Para o Pentágono, a ofensiva russa na região do Donbass é "anémica" e "penosa", tendo em conta que agora estará a usar uma abordagem avessa ao risco para evitar as pesadas baixas sofridas na primeira fase da invasão. Por outro lado, segundo o Ministério da Defesa britânico, "é provável que mais de um quarto" das unidades postas ao serviço da invasão russa "estejam agora imobilizadas".

Os ucranianos têm outras indicações. Os serviços de informações da Defesa afirmam que a Rússia poderá anunciar a mobilização geral em breve e no terreno o Estado-Maior das Forças Armadas diz que as tropas russas estão a tentar tomar o controlo das cidades Rubizhne e Popasna, em Lugansk, e ganhar o controlo total sobre a região. As tropas russas estão também a avançar de Izyum, na região de Kharkiv, para sudeste, em direção a Donetsk. E a sul, a Rússia está a tentar tomar toda a região de Kherson.

Um novo pacote de sanções à Rússia deve incluir um embargo ao petróleo, de forma progressiva, e com a possibilidade de isentar países altamente dependentes como a Hungria. O sexto pacote de medidas contra o regime russo visará também o maior banco do país, o Sberbank, que será excluído do sistema internacional de pagamentos SWIFT.

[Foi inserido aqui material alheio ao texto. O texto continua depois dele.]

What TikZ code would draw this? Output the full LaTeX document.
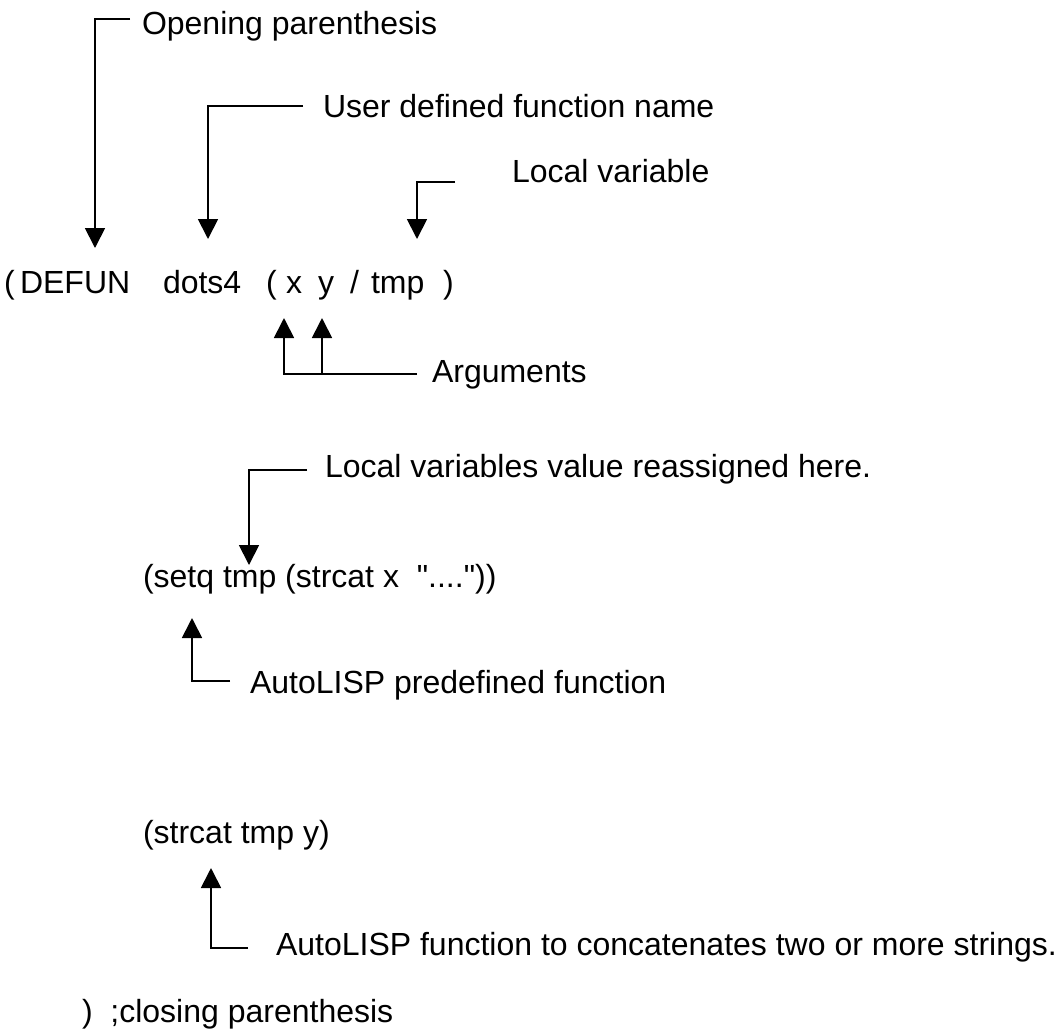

Da reunião de ministros da Energia e do Ambiente da União Europeia saiu a advertência de que os 27 devem preparar-se para uma possível rutura total no fornecimento de gás da Rússia, depois de Moscovo já o ter feito à Polónia e à Bulgária. A Rússia passou a exigir aos "países hostis", designação que inclui os Estados-membros da UE, o pagamento do gás em rublos, uma forma de contornar as sanções financeiras ocidentais contra o seu banco central. No final do mês vários países deveriam renovar os contratos de fornecimento. Para a Comissão Europeia é inaceitável o pagamento em rublos. Mas não há certeza de como todos os países irão proceder.

Israel exige retratação de Lavrov

O Ministério dos Negócios Estrangeiros de Israel convocou o embaixador russo em Telavive, Anatoly Viktorov, após o ministro dos Negócios Estrangeiros Sergei Lavrov ter sugerido que Hitler tinha raízes judaicas, ao mesmo tempo que atacava o presidente ucraniano. No domingo, em declarações a jornalista italianos, Lavrov defendeu a afirmação da Rússia de que está a tentar "desnazificar" a Ucrânia, tendo dito que não importava que o presidente Zelensky fosse judeu, porque "Adolf Hitler também tinha sangue judeu" - uma alegação sem provas. "O sábio povo judeu diz que os maiores antissemitas são geralmente judeus", afirmou ainda o ministro russo.

Estas declarações fizeram com que o primeiro-ministro israelita saísse do quase silêncio em que se encontra sobre a invasão russa. Telavive quer manter a coordenação militar com Moscovo no que respeita à Síria e poder servir como mediador em negociações de paz. "A utilização do Holocausto do povo judeu como uma arma de arremesso político deve cessar de imediato", disse Naftali Bennett.

Já o ministro dos Negócios Estrangeiros Yair Lapid disse que Lavrov tinha feito "uma declaração imperdoável e ultrajante" e exigiu um pedido de desculpas. "Os judeus não se mataram a si próprios no Holocausto. O nível mais baixo de racismo contra os judeus é acusar os próprios judeus de antissemitismo. Os ucranianos não são nazis, apenas os nazis eram nazis, apenas eles levaram a cabo o extermínio sistemático dos judeus", disse.